In a conversation with journalist Laura Shin on the latest episode of Unchained, Bitwise Head of Alpha Strategies Jeff Park sketched a future in which Japan’s financial system—and the political imperatives that underpin it—place the country at the fulcrum of the next major wave of institutional Bitcoin adoption. Park, a former macro portfolio manager who now advises the$3.5 billion crypto asset manager, argued that Tokyo’s structural role in global credit markets, its historically deflationary domestic economy and a fast-emerging retail fascination with “digital gold” together give Japan unique leverage in shaping the monetary order that is forming around BTC.

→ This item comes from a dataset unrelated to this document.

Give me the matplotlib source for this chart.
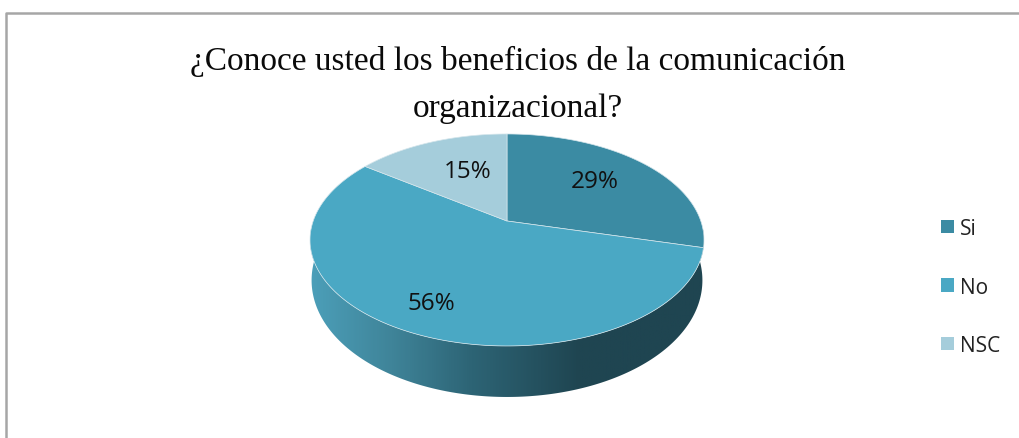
import numpy as np
import matplotlib
matplotlib.use("Agg")
import matplotlib.pyplot as plt
from matplotlib.patches import Patch
from matplotlib.colors import LinearSegmentedColormap

# datos
labels = ["Si", "No", "NSC"]
values = [29, 56, 15]
colors = ["#3B8BA3", "#4AA8C4", "#A5CDDB"]
title = "¿Conoce usted los beneficios de la comunicación\norganizacional?"

W, H = 1019, 439
CX, CY = 507, 222      # vertice de la torta
K, A, B = 0.179, 102.6, 193.8   # perspectiva


def project(theta):
    x, y = np.cos(theta), np.sin(theta)
    s = 1 / (1 + K * y)
    return CX + B * x * s, CY - A * y * s


fig = plt.figure(figsize=(W / 100, H / 100), dpi=100)
ax = fig.add_axes([0, 0, 1, 1])
ax.set_xlim(0, W)
ax.set_ylim(H, 0)
ax.axis("off")

# marco
ax.plot([5.7, 5.7, W + 5], [H + 5, 14, 14], color="#A6A6A6", lw=1.8, clip_on=False)

# lateral con degradado
t = np.linspace(0, -np.pi, 300)
tx, ty = project(t)
depth = 38 + 13 * np.sin(-t)
bx = CX + (tx - CX) * 0.992
by = ty + depth
side_x = np.r_[tx, bx[::-1]]
side_y = np.r_[ty, by[::-1]]
side_poly = ax.fill(side_x, side_y, color="none", lw=0)[0]
cmap = LinearSegmentedColormap.from_list(
    "lado", [(0, "#4C9FB9"), (0.3, "#3F8499"), (0.6, "#2D6475"), (1, "#1F4551")])
grad = np.clip((np.linspace(310, 705, 400) - 310) / (580 - 310), 0, 1)[None, :]
img = ax.imshow(grad, extent=[310, 705, 400, 230], cmap=cmap, aspect="auto", vmin=0, vmax=1, zorder=1)
img.set_clip_path(side_poly)
ax.set_xlim(0, W)
ax.set_ylim(H, 0)

# sectores
start = np.pi / 2
for val, col in zip(values, colors):
    sweep = val / sum(values) * 2 * np.pi
    th = np.linspace(start, start - sweep, 200)
    px, py = project(th)
    ax.fill(np.r_[CX, px], np.r_[CY, py], facecolor=col, edgecolor="#D5E6EC", lw=0.5, zorder=2)
    start -= sweep

# etiquetas
ax.text(595, 182, f"{values[0]}%", ha="center", va="center", fontsize=17.5, family="Open Sans", color="#111111", zorder=3)
ax.text(431, 304, f"{values[1]}%", ha="center", va="center", fontsize=17.5, family="Open Sans", color="#111111", zorder=3)
ax.text(468, 172, f"{values[2]}%", ha="center", va="center", fontsize=17.5, family="Open Sans", color="#111111", zorder=3)

ax.text(518, 85, title, ha="center", va="center", fontsize=24, family="Liberation Serif",
        linespacing=1.7, color="#0A0A0A")

handles = [Patch(facecolor=c, edgecolor="none") for c in colors]
ax.legend(handles, labels, loc="center left", bbox_to_anchor=(941 / W, 1 - 288 / H), frameon=False,
          prop={"family": "Open Sans", "size": 15}, handlelength=0.63, handleheight=0.63,
          handletextpad=0.3, labelspacing=1.8, borderpad=0, borderaxespad=0, labelcolor="#222222")

plt.savefig("out.png", dpi=100)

Park sees a convergence of incentives pushing Japanese actors—retail, corporate and state—toward Bitcoin. Years of negative deposit rates and chronic demographic headwinds have left savers “starved for yield,” while institutions searching for growth “invest in US stocks directly” as an extension of the carry trade. Adding Bitcoin to that toolkit, he argued, offers Japanese investors an instrument “not only just incredibly volatile but high-performing… backed by Bitcoin, the one collateral that you can lean on that isn’t you being subservient to the funding model.”
Park’s analysis moves beyond price action and into geopolitics. He portrayed Bitcoin as a neutral reserve asset that could soften the asymmetric burdens created by dollar hegemony. “If Japan understands where the world is going in the store of value,” he said, “they should have an eye on a way to preserve wealth that touches Bitcoin.” He went further: “At the core, Japan is going to be a big player in ushering the era of Bitcoin adoption.” For Park, that eventuality follows from simple arithmetic. Should Japanese authorities choose to diversify even a modest slice of the country’s$1.1 trillion in foreign-exchange reserves—or the $8.7 trillion held in life-insurance and pension pools—into Bitcoin, the liquidity shock would be profound.
The interview also highlighted how a coordinated US–Japan approach could reshape the strategic Bitcoin reserves landscape. Park, while cautious about a unilateral American move, implied that a tandem accumulation programme might dampen market disruption and embed Bitcoin within existing alliance structures. “I think the US really does not understand the role of Japan even today,” he continued. “Japan is hinged to the butt of the American experience and the US must succeed together as an alliance.”
For now, Park sees the private sector leading. He pointed to Bitwise’s own analysis showing Japanese corporate treasuries experimenting with modest Bitcoin allocations, while regulators in Tokyo continue to refine guidance on custody, accounting and trust-bank administration of digital assets. That interplay between policy pragmatism and grassroots enthusiasm, he argued, could make Japan a laboratory for the capital-market instruments—convertible debt, perpetual preferred shares and exchange-traded funds—already proliferating in the United States.
Asked by Shin whether Japan’s ascent might accelerate if US mortgage rates remain high and domestic political consensus frays, Park nodded to generational dynamics: younger savers find Bitcoin “directionally the right thing to own as a way to grow wealth,” while Japanese youth, long resigned to stagnation, increasingly view the cryptocurrency as a lifeline. “It’s actually very acutely obvious to young people the role that Bitcoin can serve,” he said earlier in the programme when discussing housing affordability. In Japan’s context, he suggested, that clarity is amplified by a three-decade struggle against deflation and now a sudden, unfamiliar bout of inflation.
If Tokyo elects to move, it could catalyse coordinated reserve diversification, accelerate financialisation of Bitcoin-linked securities and underscore the cryptocurrency’s emerging role as a geopolitically neutral asset. As Park summed up: “Japan will be an incredible player for Bitcoin adoption”—and in the tight weave of global finance, the timetable for that pivot may ultimately set the cadence for everyone else.
At press time, BTC traded at $107,818.